I ported c-kzg-4844 to Zig just to learn what goes behind the scheme. I wrote previously about porting another C project to Zig so for general impressions you can check that post out. I’ll post thoughts specifically comparing my implementation with the C version.

C Interop

For the Zig implementation, like the C version, I relied on blst for the backend, which means I had a chance to finally try C interop after using Zig for some time. Zig natively supports C ABIs, making it possible for new programs to be built leveraging C libraries.

Frankly, it surprised me with how easy it was to just build blst and use it as a static library in Zig. Zig pointers also coerce nicely to C pointers, which was super convenient to not have to do weird casts when calling blst.

Why bother with C? Well, when a C library is audited and battle-tested, it may be better to just use it rather than reinvent the wheel, which is exactly what Zig enables you to do easily.

Defer is great

In the C implementation, there’s heavy abuse of gotos in order to free data whenever some computation finishes or when errors occur.

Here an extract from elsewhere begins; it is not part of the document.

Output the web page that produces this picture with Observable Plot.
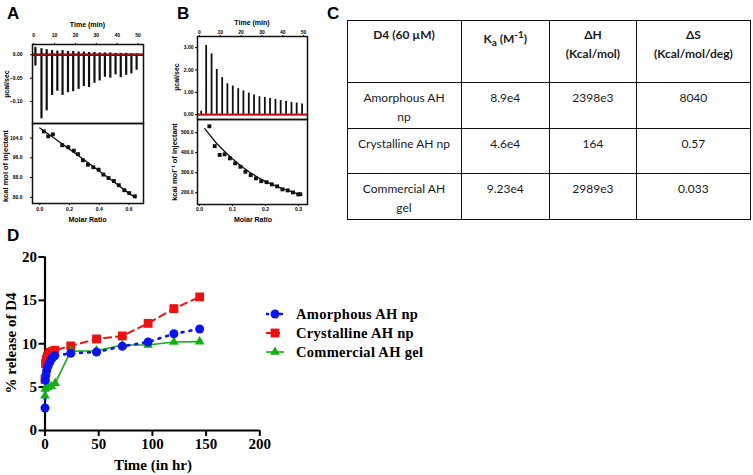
<!DOCTYPE html>
<html><head><meta charset="utf-8">
<script src="https://cdn.jsdelivr.net/npm/d3@7"></script>
<script src="https://cdn.jsdelivr.net/npm/@observablehq/plot@0.6"></script>
<style>
html,body{margin:0;padding:0;background:#fff;}
#fig{position:relative;width:753px;height:475px;overflow:hidden;font-family:"Liberation Sans",Arial,sans-serif;color:#000;}
#fig > *{position:absolute;}
.pl{font-weight:bold;font-size:17px;line-height:1;}
.al{font-weight:bold;font-size:7px;white-space:nowrap;line-height:1;transform:translate(-50%,-50%);}
.al.rot{transform:translate(-50%,-50%) rotate(-90deg);}
.dl{font-family:"Liberation Serif","Times New Roman",serif;font-weight:bold;font-size:15px;white-space:nowrap;line-height:1;transform:translate(-50%,-50%);}
.dl.rot{transform:translate(-50%,-50%) rotate(-90deg);}
table{border-collapse:collapse;table-layout:fixed;font-family:Lato,sans-serif;font-size:12px;color:#1a1a1a;}
td{border:1.5px solid #111;text-align:center;vertical-align:top;white-space:pre-line;line-height:19px;padding:5px 2px 0 2px;}
tr.h td{font-weight:bold;padding-top:4px;}
.leg{font-family:"Liberation Serif","Times New Roman",serif;font-weight:bold;font-size:14.5px;letter-spacing:0.3px;white-space:nowrap;line-height:1;}
.leg div{display:flex;align-items:center;height:19px;}
.leg svg{margin-right:12px;}
</style></head><body>
<div id="fig"></div>
<script>
// ---------- DATA ----------
// Panel A: ITC thermogram (µcal/sec) and isotherm
const injTimesA = [0.8, 3.7, 6.2, 8.8, 11.3, 13.8, 16.4, 18.9, 21.5, 24.0, 26.5, 29.1, 31.6, 34.1, 36.7, 39.2, 41.7, 44.3, 46.8, 49.3];
const aPeaks = [-0.024, -0.137, -0.120, -0.087, -0.078, -0.087, -0.081, -0.079, -0.074, -0.068, -0.070, -0.061, -0.056, -0.048, -0.050, -0.043, -0.049, -0.044, -0.041, -0.033];
const aOvers = [0.016, 0.013, 0.011, 0.009, 0.008, 0.009, 0.007, 0.007, 0.006, 0.006, 0.005, 0.005, 0.004, 0.004, 0.004, 0.003, 0.003, 0.003, 0.002, 0.002];
const molarA = [0.027, 0.057, 0.088, 0.151, 0.192, 0.229, 0.257, 0.290, 0.324, 0.360, 0.396, 0.428, 0.463, 0.499, 0.532, 0.569, 0.602, 0.640];
const heatA = [106.7, 104.7, 105.5, 101.1, 100.3, 98.9, 97.5, 95.0, 93.2, 92.2, 91.2, 89.2, 87.8, 86.6, 84.9, 82.9, 81.7, 80.4];
const fitAx = [0.0, 0.1, 0.2, 0.3, 0.4, 0.5, 0.6, 0.644];
const fitAy = [108.1, 103.8, 99.5, 95.1, 90.7, 86.2, 81.6, 79.8];
// Panel B
const injTimesB = [0.8, 3.2, 5.8, 8.3, 10.9, 13.4, 16.0, 18.6, 21.1, 23.7, 26.2, 28.8, 31.4, 33.9, 36.5, 39.0, 41.6, 44.2, 46.7, 49.3];
const bPeaks = [0.15, 3.10, 2.72, 2.02, 1.66, 1.38, 1.28, 1.16, 1.06, 0.96, 0.88, 0.80, 0.77, 0.72, 0.68, 0.63, 0.60, 0.55, 0.52, 0.47];
const molarB = [0.030, 0.046, 0.061, 0.076, 0.092, 0.108, 0.124, 0.139, 0.155, 0.171, 0.187, 0.203, 0.219, 0.235, 0.251, 0.267, 0.283, 0.299, 0.305];
const heatB = [532, 433, 389, 392, 372, 347, 330, 305, 288, 272, 258, 253, 242, 232, 217, 212, 202, 192, 193];
const fitBx = [0.016, 0.05, 0.08, 0.1, 0.125, 0.15, 0.175, 0.2, 0.225, 0.25, 0.275, 0.3, 0.31];
const fitBy = [520, 450, 400, 370, 335, 305, 278, 256, 238, 222, 207, 193, 188];
// tick labels
const timeTicks = [0, 10, 20, 30, 40, 50];
const aTopTicks = [0, -0.05, -0.10];
const aBotTicks = [80, 88, 96, 104];
const aMolarTicks = [0, 0.2, 0.4, 0.6];
const bTopTicks = [0, 1, 2, 3];
const bBotTicks = [200, 300, 400, 500];
const bMolarTicks = [0, 0.1, 0.2, 0.3];
// Panel C table
const tableHeader = ["D4 (60 µM)", "K<sub>a</sub> (M<sup>-1</sup>)", "ΔH\n(Kcal/mol)", "ΔS\n(Kcal/mol/deg)"];
const tableNames = ["Amorphous AH\nnp", "Crystalline AH np", "Commercial AH\ngel"];
const tableKa = ["8.9e4", "4.6e4", "9.23e4"];
const tableDH = ["2398e3", "164", "2989e3"];
const tableDS = ["8040", "0.57", "0.033"];
// Panel D: release
const seriesNames = ["Amorphous AH np", "Crystalline AH np", "Commercial AH gel"];
const timeAmorph = [0, 0.3, 0.9, 1.5, 2.8, 4.6, 6.5, 9.0, 24, 48, 72, 96, 120, 144];
const relAmorph = [2.6, 5.8, 6.4, 6.9, 7.4, 7.9, 8.3, 8.6, 8.9, 9.05, 9.7, 10.2, 11.15, 11.7];
const timeCryst = [0, 0.5, 1.1, 2.0, 3.6, 5.1, 6.7, 9.1, 24, 48, 72, 96, 120, 144];
const relCryst = [5.9, 7.7, 8.15, 8.5, 8.8, 9.0, 9.1, 9.25, 9.75, 10.55, 10.9, 12.35, 14.05, 15.4];
const timeGel = [0, 0.2, 2.6, 5.8, 9.5, 24, 48, 72, 96, 120, 144];
const relGel = [4.0, 4.8, 4.95, 5.1, 5.45, 9.15, 9.2, 9.85, 9.85, 10.2, 10.25];
const xTicksD = [0, 50, 100, 150, 200];
const yTicksD = [0, 5, 10, 15, 20];

// ---------- BUILD ----------
const fig = document.getElementById("fig");
function put(el, left, top) { el.style.left = left + "px"; el.style.top = top + "px"; fig.appendChild(el); return el; }
function txt(s, cls, x, y) { const d = document.createElement("div"); d.className = cls; d.textContent = s; return put(d, x, y); }

const itcStyle = {fontFamily: "Liberation Sans, Arial, sans-serif", fontWeight: "bold", fontSize: "5px", overflow: "visible", background: "transparent", color: "#000"};
const RED = "#c8171b";

// A top
const injA = injTimesA.map((t, i) => ({t, up: aOvers[i], peak: aPeaks[i]}));
put(Plot.plot({
  width: 150, height: 123, marginLeft: 32, marginRight: 7, marginTop: 44, marginBottom: 0,
  x: {domain: [-0.6, 52.6]}, y: {domain: [-0.147, 0.022]},
  style: itcStyle,
  marks: [
    Plot.axisX(timeTicks, {anchor: "top", tickSize: 2, tickPadding: 6, label: null, fill: "#000"}),
    Plot.axisY(aTopTicks, {anchor: "left", tickSize: 2, tickPadding: 8, tickFormat: d3.format(".2f"), label: null, fill: "#000"}),
    Plot.ruleY([0], {stroke: "#111", strokeWidth: 2.5}),
    Plot.ruleX(injA, {x: "t", y1: "up", y2: "peak", stroke: "#111", strokeWidth: 2.2}),
    Plot.ruleY([0], {stroke: RED, strokeWidth: 1.3}),
    Plot.frame({stroke: "#111", strokeWidth: 1.5})
  ]
}), 0, 0);
// A bottom
const ptsA = molarA.map((m, i) => ({m, h: heatA[i]}));
const fitA = fitAx.map((m, i) => ({m, h: fitAy[i]}));
put(Plot.plot({
  width: 150, height: 100, marginLeft: 32, marginRight: 7, marginTop: 0, marginBottom: 20,
  x: {domain: [-0.049, 0.698]}, y: {domain: [77.5, 109.9]},
  style: itcStyle,
  marks: [
    Plot.axisX(aMolarTicks, {anchor: "bottom", tickSize: 2, tickPadding: 2, tickFormat: d3.format(".1f"), label: null, fill: "#000"}),
    Plot.axisY(aBotTicks, {anchor: "left", tickSize: 2, tickPadding: 8, tickFormat: d3.format(".1f"), label: null, fill: "#000"}),
    Plot.line(fitA, {x: "m", y: "h", stroke: "#111", strokeWidth: 1.3}),
    Plot.dot(ptsA, {x: "m", y: "h", symbol: "square", r: 2.2, fill: "#111"}),
    Plot.frame({stroke: "#111", strokeWidth: 1.5})
  ]
}), 0, 123);

// B top
const injB = injTimesB.map((t, i) => ({t, peak: bPeaks[i]}));
put(Plot.plot({
  width: 152, height: 119, marginLeft: 37, marginRight: 5, marginTop: 36, marginBottom: 0,
  x: {domain: [-0.96, 51.9]}, y: {domain: [-0.22, 3.5]},
  style: itcStyle,
  marks: [
    Plot.axisX(timeTicks, {anchor: "top", tickSize: 2, tickPadding: 1, label: null, fill: "#000"}),
    Plot.axisY(bTopTicks, {anchor: "left", tickSize: 2, tickPadding: 2, tickFormat: d3.format(".2f"), label: null, fill: "#000"}),
    Plot.ruleX(injB, {x: "t", y1: 0, y2: "peak", stroke: "#111", strokeWidth: 1.8}),
    Plot.ruleY([0], {stroke: RED, strokeWidth: 2.2}),
    Plot.frame({stroke: "#111", strokeWidth: 1.5})
  ]
}), 160, 0);
// B bottom
const ptsB = molarB.map((m, i) => ({m, h: heatB[i]}));
const fitB = fitBx.map((m, i) => ({m, h: fitBy[i]}));
put(Plot.plot({
  width: 152, height: 105, marginLeft: 37, marginRight: 5, marginTop: 0, marginBottom: 20,
  x: {domain: [-0.006, 0.327]}, y: {domain: [141.5, 566]},
  style: itcStyle,
  marks: [
    Plot.axisX(bMolarTicks, {anchor: "bottom", tickSize: 2, tickPadding: 1, tickFormat: d3.format(".1f"), label: null, fill: "#000"}),
    Plot.axisY(bBotTicks, {anchor: "left", tickSize: 2, tickPadding: 2, tickFormat: d3.format(".1f"), label: null, fill: "#000"}),
    Plot.line(fitB, {x: "m", y: "h", stroke: "#111", strokeWidth: 1.3}),
    Plot.dot(ptsB, {x: "m", y: "h", symbol: "square", r: 2.2, fill: "#111"}),
    Plot.frame({stroke: "#111", strokeWidth: 1.5})
  ]
}), 160, 119);

// ITC axis labels
txt("Time (min)", "al", 87.5, 24);
txt("Time (min)", "al", 252, 22);
txt("µcal/sec", "al rot", 6, 84);
txt("µcal/sec", "al rot", 176, 77);
txt("kcal mol of injectant", "al rot", 6, 166).style.fontSize = "7.5px";
txt("kcal mol⁻¹ of injectant", "al rot", 175, 162).style.fontSize = "7.5px";
txt("Molar Ratio", "al", 87.5, 219);
txt("Molar Ratio", "al", 253, 219);

// Panel labels
txt("A", "pl", 7, 5);
txt("B", "pl", 177, 5);
txt("C", "pl", 327, 5);
txt("D", "pl", 7, 227);

// Table C
const tbl = document.createElement("table");
tbl.style.width = "403.5px";
const colW = [114, 88.6, 86.7, 114.2];
const cg = document.createElement("colgroup");
colW.forEach(w => { const c = document.createElement("col"); c.style.width = w + "px"; cg.appendChild(c); });
tbl.appendChild(cg);
const rowH = [62.3, 46, 45, 45.7];
const hr = document.createElement("tr"); hr.className = "h"; hr.style.height = rowH[0] + "px";
tableHeader.forEach(h => { const td = document.createElement("td"); td.innerHTML = h; hr.appendChild(td); });
tbl.appendChild(hr);
tableNames.forEach((n, i) => {
  const tr = document.createElement("tr"); tr.style.height = rowH[i + 1] + "px";
  [n, tableKa[i], tableDH[i], tableDS[i]].forEach(v => { const td = document.createElement("td"); td.textContent = v; tr.appendChild(td); });
  tbl.appendChild(tr);
});
put(tbl, 346.5, 20);

// Panel D
const BLUE = "#0a14ee", REDD = "#ee1111", GREEN = "#10b010";
const dA = timeAmorph.map((t, i) => ({t, v: relAmorph[i]}));
const dC = timeCryst.map((t, i) => ({t, v: relCryst[i]}));
const dG = timeGel.map((t, i) => ({t, v: relGel[i]}));
put(Plot.plot({
  width: 275, height: 230, marginLeft: 44.5, marginRight: 15.7, marginTop: 11.5, marginBottom: 45,
  x: {domain: [0, 200]}, y: {domain: [0, 20]},
  style: {fontFamily: "Liberation Serif, Times New Roman, serif", fontWeight: "bold", fontSize: "15px", overflow: "visible", background: "transparent", color: "#000"},
  marks: [
    Plot.axisX(xTicksD, {tickSize: 6, strokeWidth: 2, tickPadding: 2, label: null}),
    Plot.axisY(yTicksD, {tickSize: 6, strokeWidth: 2, tickPadding: 2, label: null}),
    Plot.ruleX([0], {strokeWidth: 2.2, stroke: "#000"}),
    Plot.ruleY([0], {strokeWidth: 2.2, stroke: "#000"}),
    Plot.line(dC, {x: "t", y: "v", stroke: REDD, strokeWidth: 2, strokeDasharray: "7,5"}),
    Plot.line(dG, {x: "t", y: "v", stroke: GREEN, strokeWidth: 1.6}),
    Plot.line(dA, {x: "t", y: "v", stroke: BLUE, strokeWidth: 2.6, strokeDasharray: "2,6", strokeLinecap: "round"}),
    Plot.dot(dC, {x: "t", y: "v", symbol: "square", r: 5, fill: REDD}),
    Plot.dot(dG, {x: "t", y: "v", symbol: "triangle", r: 3.6, fill: GREEN}),
    Plot.dot(dA, {x: "t", y: "v", r: 4.5, fill: BLUE})
  ]
}), 0, 245);
txt("Time (in hr)", "dl", 153, 465);
txt("% release of D4", "dl rot", 11, 343);

// Legend D
const leg = document.createElement("div"); leg.className = "leg";
const legStyles = [
  {c: BLUE, dash: "2,5", sw: 2.6, sym: "circle"},
  {c: REDD, dash: "5,4", sw: 2, sym: "square"},
  {c: GREEN, dash: null, sw: 1.6, sym: "triangle"}
];
seriesNames.forEach((n, i) => {
  const row = document.createElement("div");
  const s = legStyles[i];
  const sv = d3.create("svg").attr("width", 18).attr("height", 12);
  sv.append("line").attr("x1", 0).attr("x2", 18).attr("y1", 6).attr("y2", 6).attr("stroke", s.c).attr("stroke-width", s.sw).attr("stroke-dasharray", s.dash).attr("stroke-linecap", s.dash === "2,5" ? "round" : null);
  const sym = s.sym === "circle" ? d3.symbolCircle : s.sym === "square" ? d3.symbolSquare : d3.symbolTriangle;
  const size = s.sym === "circle" ? Math.PI * 4.5 * 4.5 : s.sym === "square" ? Math.PI * 25 : Math.PI * 3.6 * 3.6;
  sv.append("path").attr("d", d3.symbol(sym, size)()).attr("transform", "translate(9,6)").attr("fill", s.c);
  row.appendChild(sv.node());
  const sp = document.createElement("span"); sp.textContent = n; row.appendChild(sp);
  leg.appendChild(row);
});
put(leg, 266, 304.5);
</script>
</body></html>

This is where C gets a bad rap, because the need to do manual memory management along with copious amounts of indirection leads to bug-prone code.

Instead of doing all that, Zig encourages the alloc-defer pair pattern:

    const allocator = std.testing.allocator;
    // This allocates
    const cfg = try KZGTrustedSetupConfig.loadFromFile(
        allocator,
        "./src/trusted_setup.txt",
    );
    // This frees when out of scope
    defer cfg.deinit();

This means less cognitive load on thinking about where and when to free your memory.

General cleanliness

Generally, the Zig version felt slightly cleaner to me and came out to about ~1100LOC (including tests). The c_kzg_4844.c file alone came to about 1.5x of that.

Conclusion

Implementing the 4844 variant of KZG for myself was a good practice for me to uncover what goes behind the scenes during KZG, and its connection to EIP-4844. While this isn’t really made to be used as a SNARK, it is still really cool to see commitment schemes used in practice.

Commitment schemes are like magic when applied in the right scenarios to save on space and the work to be done.